Una ragazza di 17 anni è stata violentata il 7 luglio al Foro Italico di Palermo da 7 persone, tra le quali una che conosceva la vittima, l’ha presentata al resto del gruppo, non ha partecipato attivamente allo stupro e ha filmato tutta la scena di violenza sessuale per 20 minuti.
Il caso è esploso a distanza di tempo con la diffusione del video. I 7 ragazzi, poco più che maggiorenni, vengono arrestati.
Il più piccolo di loro (ancora minorenne il giorno della violenza di gruppo, ha compiuto gli anni nel mese successivo) era stato inizialmente scarcerato per “resipiscenza” (in sostanza un ravvedimento) e inviato in comunità per un percorso educativo, tuttavia è stato nuovamente arrestato qualche giorno fa perché la prima cosa che ha fatto dopo la scarcerazione è stata crearsi nuovi profili sui social e riempirli di frasi con riferimenti alla vicenda, da cui trapelavano chiaramente compiacimento delle sue azioni, arroganza, mancanza di scrupoli o di pentimento (“la galera è il riposo dei leoni”, “le cose belle si fanno con gli amici” ecc.).

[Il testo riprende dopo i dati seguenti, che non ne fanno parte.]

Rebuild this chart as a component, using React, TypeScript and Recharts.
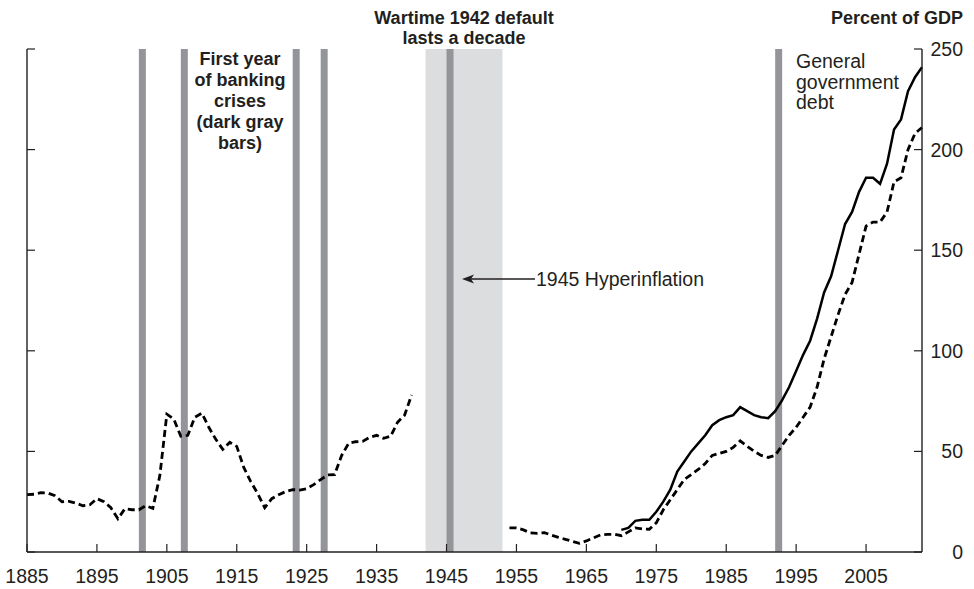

Personalmente credo che a Palermo si sia consumata la più classica delle scene di un fallimento sociale, educativo e genitoriale. Un fallimento, sia chiaro, che non riguarda solo i genitori di Palermo, ma tutto il progetto formativo dei nostri tempi. Ne sono una testimonianza altri innumerevoli episodi come, il più recente, lo stupro di gruppo a Caivano, nel napoletano, dove due cugine di 13 anni sono state violentate da un branco di adolescenti.
La vita di ognuno di noi può essere paragonata alla storia della civiltà. Nasciamo barbari e nel corso degli anni, grazie all’insegnamento dei genitori e all’ausilio della scuola, diventiamo persone civili, capaci di dominare gli istinti, il potere, il denaro, e di mettere in pratica i valori che ci vengono trasmessi non solo dalla famiglia e dagli educatori, ma anche dalla società.
Allo stato attuale questo percorso educativo è pieno di ostacoli e si realizza tra mille difficoltà, e spesso fallisce. La causa è da ricercare nella società che corre, poco attenta ai principi e che non consente (per la sua velocità) ai genitori di essere padri e madri attraverso l’esempio. La scuola fa poco, con gli insegnanti che non guadagnano abbastanza rispetto al costo della vita, sono demotivati e timorosi di essere denunciati per una parola o un gesto fuori posto.
Il risultato è la circolazione di ragazzi che sono allo sbando, senza una guida, e che vivono una doppia vita, una reale e concreta, e un’altra virtuale, da loro considerata più importante della prima. Per i ragazzi di oggi ogni cosa ha un senso solo se entra nei social, per cui vivono alla continua ricerca del consenso virtuale.
Basti pensare all’episodio di Roma di qualche mese fa quando un Suv noleggiato da cinque giovani si è schiantato contro una Smart causando la morte di un bambino di 5 anni, mentre i ragazzi all’Interno del Suv filmavano la folle corsa per una sfida virtuale (stare al volante per 50 ore consecutive).
Tornando all’episodio di Palermo ci sono esperti che addirittura ipotizzano che se i ragazzi del branco avessero avuto il cellulare fuori uso non avrebbero stuprato la ragazza.
Ho letto alcune frasi trovate nelle chat degli indagati (“falla ubriacare che poi ci pensiamo noi”, “eravamo 100 cani sopra una gatta”, “compare l’ammazzammo, è svenuta più volte, ci siamo divertiti”), davvero agghiaccianti. Come raccapriccianti trovo i messaggi inviati dalle ragazze, con la richiesta di uscire insieme, al componente del gruppo che era stato scarcerato e che aveva ripreso una nuova attività social, prima di essere spedito nuovamente dietro le sbarre. Tutto pazzesco.
La follia di questi ragazzi di oggi lasciati un po’ allo sbando, associata all’uso aberrante del cellulare, portano ad un cocktail esplosivo. Va dato un freno. Tornare indietro non si può, i social non possono essere tolti, la società continuerà a correre.
Due soluzioni: pene severe (e pubblicizzate) in modo da incutere paura, e cambiare radicalmente il progetto educativo. Pitagora diceva: educare i bambini per evitare di punire gli adulti.